I have my network listener running out of the ASM ORACLE_HOME – not sure if this could have been the reason why dbca didn’t plug in the values.
Naqi
Hi.
There are many bugs in DBCA,
so personally i don’t trust it anymore.
I do check generated by DBCA scripts and
then personally create db – this is for production DBs.
I have faced another bug with DBCA on HP-UX
when i was able to create DB using DBCA only once per cluster node.
When i was running DBCA for creating second DB from the same node DBCA just hang after pressing FINISH button.
Started from another node DBCA worked fine
And it was consistent problem.
DBCA is really buggy tool…
Alex
Regarding DBCA not setting local_listener, this is documented in the install guide… When you create scripts for a RAC database from a DBCA template they leave off a few important steps at the end (for example, say, setting CLUSTER_DATABASE=true… not that cluster_database is an important parameter or anything…) Appendix B has instructions for creating RAC databases with DBCA-generated scripts — and basically you have to do a few manual steps after running them (one of which is setting local_listener).
However the documentation seems a bit lacking to me… for example step 7 just says “configure srvctl” with a pointer off to the admin guide.
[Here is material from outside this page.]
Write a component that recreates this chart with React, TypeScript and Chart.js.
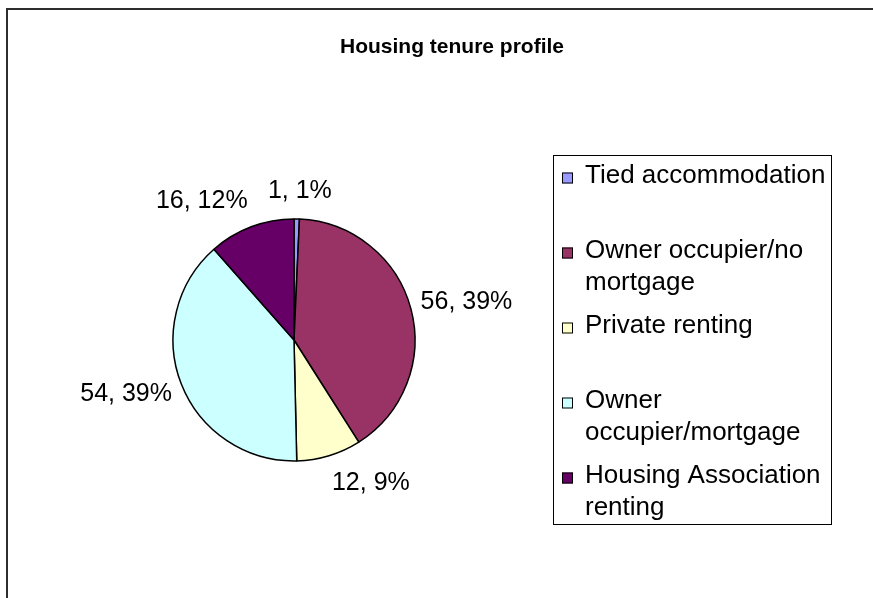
import React, { useEffect, useRef } from "react";
import { Chart, registerables } from "chart.js";

Chart.register(...registerables);

const categories = [
  "Tied accommodation",
  "Owner occupier/no mortgage",
  "Private renting",
  "Owner occupier/mortgage",
  "Housing Association renting",
];
const values = [1, 56, 12, 54, 16];
const percentLabels = [1, 39, 9, 39, 12];
const colors = ["#9999FF", "#993366", "#FFFFCC", "#CCFFFF", "#660066"];
const chartTitle = "Housing tenure profile";

const FONT = '"Liberation Sans", Arial, sans-serif';

function wrapText(ctx: CanvasRenderingContext2D, text: string, maxW: number): string[] {
  const words = text.split(" ");
  const lines: string[] = [];
  let cur = "";
  for (const w of words) {
    const test = cur ? cur + " " + w : w;
    if (ctx.measureText(test).width > maxW && cur) {
      lines.push(cur);
      cur = w;
    } else cur = test;
  }
  if (cur) lines.push(cur);
  return lines;
}

const decorPlugin = {
  id: "decor",
  afterDraw(chart: any) {
    const ctx: CanvasRenderingContext2D = chart.ctx;
    ctx.save();
    // Title
    ctx.fillStyle = "#000";
    ctx.font = `bold 21px ${FONT}`;
    ctx.textAlign = "center";
    ctx.textBaseline = "middle";
    ctx.fillText(chartTitle, chart.width / 2, 37);

    // Data labels
    const meta = chart.getDatasetMeta(0);
    ctx.font = `25px ${FONT}`;
    meta.data.forEach((arc: any, i: number) => {
      const p = arc.getProps(["x", "y", "startAngle", "endAngle", "outerRadius"], true);
      const mid = (p.startAngle + p.endAngle) / 2;
      const dx = Math.cos(mid);
      const dy = Math.sin(mid);
      const txt = `${values[i]}, ${percentLabels[i]}%`;
      const hw = ctx.measureText(txt).width / 2;
      const R = p.outerRadius + 10;
      const cx = p.x + dx * R + Math.sign(dx) * hw * Math.min(1, 4 * Math.abs(dx));
      const cy = p.y + dy * R + dy * 18;
      ctx.textAlign = "center";
      ctx.textBaseline = "middle";
      ctx.fillText(txt, cx, cy);
    });

    // Legend
    const lx = 545, ly = 145, lw = 278, lh = 369;
    ctx.fillStyle = "#fff";
    ctx.fillRect(lx, ly, lw, lh);
    ctx.strokeStyle = "#000";
    ctx.lineWidth = 1;
    ctx.strokeRect(lx + 0.5, ly + 0.5, lw, lh);
    ctx.font = `26px ${FONT}`;
    ctx.textAlign = "left";
    ctx.textBaseline = "middle";
    categories.forEach((label, i) => {
      const yTop = 166 + i * 75;
      ctx.fillStyle = colors[i];
      ctx.fillRect(554, yTop + 2 - 5.5, 11, 11);
      ctx.strokeStyle = "#000";
      ctx.strokeRect(554.5, yTop + 2 - 5.5 + 0.5, 10, 10);
      ctx.fillStyle = "#000";
      const lines = wrapText(ctx, label, 250);
      lines.forEach((ln, j) => ctx.fillText(ln, 577, yTop + j * 32));
    });
    ctx.restore();
  },
};

export default function App() {
  const ref = useRef<HTMLCanvasElement | null>(null);
  useEffect(() => {
    if (!ref.current) return;
    const chart = new Chart(ref.current, {
      type: "pie",
      data: {
        labels: categories,
        datasets: [
          {
            data: values,
            backgroundColor: colors,
            borderColor: "#000",
            borderWidth: 1.5,
            hoverOffset: 0,
            radius: 121,
          },
        ],
      },
      options: {
        responsive: false,
        animation: false,
        devicePixelRatio: 1,
        layout: { padding: { left: 164, right: 480, top: 208, bottom: 168 } },
        plugins: {
          legend: { display: false },
          title: { display: false },
          tooltip: { enabled: false },
        },
      },
      plugins: [decorPlugin],
    });
    return () => chart.destroy();
  }, []);

  return (
    <div style={{ position: "fixed", left: 0, top: 0, width: 873, height: 598, overflow: "hidden", background: "#fff" }}>
      <div
        style={{
          position: "absolute",
          left: 6,
          top: 8,
          width: 888,
          height: 620,
          borderLeft: "2px solid #2e2e2e",
          borderTop: "2px solid #2e2e2e",
          background: "#fff",
        }}
      >
        <canvas ref={ref} width={888} height={620} style={{ display: "block", width: 888, height: 620 }} />
      </div>
    </div>
  );
}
I share the sentiment of being a bit more comfortable with scripts although in practice I tend to use DBCA most of the time. Also, FWIW it’s not hard to see what DBCA is actually doing; if you enable tracing it seems to be pretty verbose about what’s going on.
I agree with Alex in that dbca buggy. DBCA on HPUX 11.23 ia64 (SG SMS CFS for ORacle RAC) is buggy with Veritas ODM even when patched with 10.2.0.3 in that it won’t complete even to creation page whilst complaining that the shared storage is not accessible from all nodes.
The workaround: Veritas ODM has to be unlinked (ie default linkage with dummy ODM driver libodmd10.so) when running DBCA and then relinked after creating the database.
I created the scripts via the custom database option and use those scripts as a sample for that db release for future db installations (been doing that since 9.2.0). I modify most things in the DBNAME.sql and DBNAME.sh with some customization and even pass in the logging directory and listener TCP port for postDBCreation.sql as a parameter to reduce mistakes in editing. This modification is significant if the cluster is to contain more than one database.
Good thing about CFS is it allows a central location for spfile and pfile. The initSID.ora just contains a pointer to either one.
One other blunder I ran into with 10g initially is that registering the db with OCR (srvctl add database/instance commands) has to be done under OSDBA account and not CRS (owned by root).
The reason is that starting it later creates the hidden files in $ORACLE_HOME/racg/init///.connect to be owned by root. Running svrctl start database -d DBNAME will return starting errors and such. Reason? Those files were owned by root instead of OSDBA account and hence we get read permission disguised under “could not stat $ORACLE_HOME/racg/init///.connect” in the log files.
# ls $ORACLE_HOME/racg/init///
drxwr—– 2 root root 96 09:50 DBNAME
instead of
drxwr—– 2 oracle oinstall 96 09:50 DBNAME
Normally dbca will do this but I was running it manually since 9.2.0. The thing is in 9i, the cluster registry file (srvmconfig) is still owned by the OSDBA account rather than root in 10g. I didn’t see put the two toegther until I went spelunking into the directory above and saw the history of the commands I ran as root and OSDBA.
Cheers!